Dec 3, 2024
4:00pm - 4:15pm
Hynes, Level 2, Room 208
Tarek Haque1,Marium Mostafiz Mou1,Samuel Daigle1,Donald Brenner1
North Carolina State University1
Tarek Haque1,Marium Mostafiz Mou1,Samuel Daigle1,Donald Brenner1
North Carolina State University1
Segregation to grain boundaries is a well-established process in conventional materials that can affect stability, structure and mechanical properties. Solute atoms at grain boundaries, for example, can inhibit grain growth by establishing a local equilibrium that eliminates grain growth driving force, and through solute drag that produces kinetic stabilization. While well understood in metals and in many conventional ceramics, our current understanding of grain boundary segregation in high entropy ceramics is very limited.

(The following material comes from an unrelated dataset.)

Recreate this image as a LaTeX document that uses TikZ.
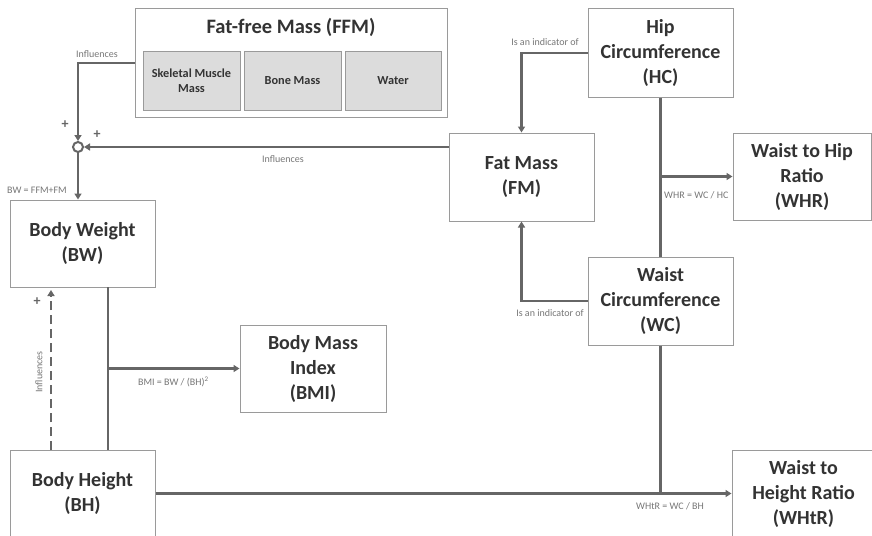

We have been using energies from Density Functional Theory in a Monte Carlo simulation to predict the structure and bonding of a Sigma=5 symmetric tilt grain boundary in the high entropy transition metal carbides (Hf, Mo, Nb, Ta, Zr)C and (Hf, Nb, Ta, Ti, Zr)C as well as their respective binaries. For the binaries the calculations predict a zig-zag structure formed by a lateral translation along the grain boundary interface that relieves lattice strain and forms undercoordinated cations. These grain boundary energies increase with increasing bulk carbon vacancy formation energy and with increasing bulk modulus, reflecting two major contributions to the interface energy. For the high-entropy composition containing Mo, the calculations predict that Mo energetically prefers undercoordinated sites, consistent with its small vacancy formation energy in a rocksalt structure. They also predict that Zr energetically prefers sites near the grain boundary with large Voronoi volumes. This is consistent with a relatively large lattice constant and small bulk modulus for ZrC. The second composition replaces Mo with Ti, which has a similar small size but much higher vacancy formation energy. In this case, Nb energetically prefers undercoordinated sites, again consistent with it having the lowest carbon vacancy formation energy of the bulk materials within this composition, while Zr again prefers the lattice sites with larger volumes. These results illustrate the competing roles of lattice strain and chemistry in determining grain boundary structures, energies and composition in these materials.